2024 ist ein wichtiges Wahljahr. Soziale Medien wie Instagram, TikTok oder X spielen dabei eine große Rolle. Ihre Algorithmen wählen aus der Flut der verfügbaren Inhalte oft diejenigen aus die aufregen, um ihre Nutzer länger auf der Plattform zu halten. Viele dieser Beiträge nehmen es mit der Wahrheit nicht genau. Wie soll man damit umgehen?
Dieser Frage widmet sich Jana Lasser, Professorin für Data Analysis an der Universität Graz. Sie forscht an der Verbesserung sozialer Medien und wurde dafür mit einem ERC-Starting-Grant ausgezeichnet. „Das Ziel sind Algorithmen, die konstruktive Diskussionen fördern, statt Aufregung zu schüren.“
Digitale Zwillinge
Es handelt sich nicht um eine theoretische Aufgabe. Lasser will echte Alternativen entwickeln und testen. Dafür will sie digitale Zwillinge von sozialen Medien wie X oder Reddit bauen. „Auf diesen Kopien können wir unsere Ideen erproben und optimieren. Darauf basierend können wir der Politik Empfehlungen zur Anpassung der Algorithmen geben.“
Doch warum sollten sich die Anbieter sozialer Medien daran halten? Ganz einfach: Die EU hat mit dem Digital Services Act Anfang des Jahres ein Gesetz geschaffen, das diese Firmen dazu zwingt, die Risiken ihrer Algorithmen für die Demokratie zu untersuchen und diese nötigenfalls zu verändern.
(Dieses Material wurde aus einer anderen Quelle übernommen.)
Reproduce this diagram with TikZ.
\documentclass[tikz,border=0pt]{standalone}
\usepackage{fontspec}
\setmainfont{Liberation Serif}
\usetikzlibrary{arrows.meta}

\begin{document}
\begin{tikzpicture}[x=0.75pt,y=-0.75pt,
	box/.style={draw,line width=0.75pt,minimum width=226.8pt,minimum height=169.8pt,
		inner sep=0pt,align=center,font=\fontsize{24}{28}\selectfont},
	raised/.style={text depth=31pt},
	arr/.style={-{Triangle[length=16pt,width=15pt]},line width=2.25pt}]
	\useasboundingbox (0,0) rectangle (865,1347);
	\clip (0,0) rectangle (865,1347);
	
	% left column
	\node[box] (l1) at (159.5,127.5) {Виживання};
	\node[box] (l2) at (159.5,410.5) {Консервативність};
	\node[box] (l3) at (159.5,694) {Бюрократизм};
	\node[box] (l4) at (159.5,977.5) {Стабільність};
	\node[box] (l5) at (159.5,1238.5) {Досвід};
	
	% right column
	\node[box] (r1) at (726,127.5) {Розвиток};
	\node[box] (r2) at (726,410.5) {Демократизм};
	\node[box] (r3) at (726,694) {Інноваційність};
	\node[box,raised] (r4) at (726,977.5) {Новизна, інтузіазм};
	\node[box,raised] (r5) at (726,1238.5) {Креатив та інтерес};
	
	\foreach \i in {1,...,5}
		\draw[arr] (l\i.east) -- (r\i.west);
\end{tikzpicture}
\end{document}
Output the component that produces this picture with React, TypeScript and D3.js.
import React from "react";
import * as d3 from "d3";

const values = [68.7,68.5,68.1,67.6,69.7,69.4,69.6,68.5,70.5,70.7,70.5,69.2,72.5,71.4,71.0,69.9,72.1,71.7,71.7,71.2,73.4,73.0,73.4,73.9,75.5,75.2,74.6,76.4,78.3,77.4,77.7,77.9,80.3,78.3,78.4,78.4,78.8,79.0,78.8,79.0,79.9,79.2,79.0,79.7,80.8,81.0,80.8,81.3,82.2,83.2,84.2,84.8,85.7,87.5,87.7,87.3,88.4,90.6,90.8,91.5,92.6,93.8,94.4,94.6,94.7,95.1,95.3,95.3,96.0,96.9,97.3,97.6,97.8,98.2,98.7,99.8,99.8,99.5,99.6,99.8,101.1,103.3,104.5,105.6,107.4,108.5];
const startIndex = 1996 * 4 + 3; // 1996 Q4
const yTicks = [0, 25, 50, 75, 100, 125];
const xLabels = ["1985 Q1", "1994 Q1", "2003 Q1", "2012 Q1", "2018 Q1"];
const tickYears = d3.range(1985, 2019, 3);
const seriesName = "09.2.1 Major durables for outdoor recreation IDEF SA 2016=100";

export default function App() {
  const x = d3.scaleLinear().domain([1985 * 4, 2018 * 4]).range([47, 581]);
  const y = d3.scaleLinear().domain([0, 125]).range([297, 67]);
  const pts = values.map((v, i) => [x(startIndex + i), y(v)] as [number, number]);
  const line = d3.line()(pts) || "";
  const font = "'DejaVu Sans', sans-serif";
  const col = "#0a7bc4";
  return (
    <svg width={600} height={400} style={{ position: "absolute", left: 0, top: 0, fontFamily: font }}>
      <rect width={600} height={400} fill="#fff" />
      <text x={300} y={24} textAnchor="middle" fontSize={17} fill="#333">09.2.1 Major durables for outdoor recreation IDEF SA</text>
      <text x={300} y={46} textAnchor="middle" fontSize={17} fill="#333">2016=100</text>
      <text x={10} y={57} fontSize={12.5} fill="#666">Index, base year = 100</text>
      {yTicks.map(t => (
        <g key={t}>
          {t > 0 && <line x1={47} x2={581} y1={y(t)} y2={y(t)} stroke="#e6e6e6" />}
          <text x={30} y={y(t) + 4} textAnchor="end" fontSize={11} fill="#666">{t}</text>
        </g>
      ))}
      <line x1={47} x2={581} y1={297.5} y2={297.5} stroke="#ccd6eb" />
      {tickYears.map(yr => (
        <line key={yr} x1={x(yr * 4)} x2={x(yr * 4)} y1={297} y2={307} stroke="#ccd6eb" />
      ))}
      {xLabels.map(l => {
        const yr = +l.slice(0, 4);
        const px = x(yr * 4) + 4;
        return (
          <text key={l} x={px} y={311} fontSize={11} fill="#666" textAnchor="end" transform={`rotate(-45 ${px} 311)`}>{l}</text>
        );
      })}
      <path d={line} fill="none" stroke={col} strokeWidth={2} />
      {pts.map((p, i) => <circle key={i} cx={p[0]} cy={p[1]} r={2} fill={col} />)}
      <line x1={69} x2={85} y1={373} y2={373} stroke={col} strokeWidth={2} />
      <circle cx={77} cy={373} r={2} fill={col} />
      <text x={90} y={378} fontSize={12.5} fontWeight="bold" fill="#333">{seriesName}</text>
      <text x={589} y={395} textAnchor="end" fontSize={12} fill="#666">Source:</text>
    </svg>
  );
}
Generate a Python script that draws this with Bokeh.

Lasser’s Forschung könnte dafür eine Grundlage sein.
Es geht hier aber nicht um Zensur“, betont Lasser. „Aktuell sorgen Algorithmen eher dafür, dass jene Inhalte Aufmerksamkeit bekommen, die am meisten Klicks bringen und am meisten aufregen.“ Ein Video einer extremen Verschwörungstheorie wird daher tendenziell viel mehr Menschen gezeigt als ein gut recherchiertes Nachrichtenvideo. Das liegt daran, dass bei der Empfehlung von Inhalten aktuell die monetären Interessen der Plattformen bestimmend sind, und nicht das Interesse der Gesellschaft, z. B. am Erhalt einer gesunden Demokratie.
Konstruktiver Diskurs
„Ein Ziel der Forschung sind Algorithmen, die eher Inhalte anzeigen, die einem konstruktiven Diskurs förderlich sind“, sagt Lasser. Eine Idee wäre, Beiträge durch maschinelles Lernen auf hasserfüllte Sprache oder Polarisierung zu prüfen und entsprechend etwas weniger Reichweite zu geben, oder Nachrichtenseiten, die nach journalistischen Standards arbeiten, einen Bonus zu geben. „Dabei werden aber keine Beiträge gelöscht, sondern Aufmerksamkeit umverteilt.“
Umgang mit Satire
Mit diesem Ansatz könnte ein weiteres Problem gelöst werden: Aktuelle Algorithmen erkennen oft nicht, ob ein Post Kunst oder Satire ist. „Soziale Medien löschen derzeit alles, was einer weiblichen Brust ähnelt, auch wenn es sich um ein berühmtes Kunstwerk handelt.“ Alternativ könnte man den Algorithmus so programmieren, dass dieses Posting einfach nicht so oft gezeigt wird. „So vermeiden wir Zensur und greifen dennoch risikobasiert ein.“ Beiträge mit strafrechtlichen Verstößen müssen natürlich weiterhin sofort entfernt werden."
Lasser betont: „Eine perfekte Lösung gibt es nicht. Die Welt der sozialen Medien verändert sich ständig.“ Politische Akteure würden rasch lernen, wie sie Filterungen umgehen können. „Jeder Algorithmus stößt hier an Grenzen.“ Am Ende brauche es bei kritischen Fällen immer noch echte Menschen, die entscheiden.
Über ihre Forschung spricht Jana Lasser als Keynote-Speakerin bei der DELPHI-Konferenzt vom 16. bis 18. September auf der Universität Graz und beim Technology Impact Summit am 10. Oktober am IdeaLab der Universität Graz.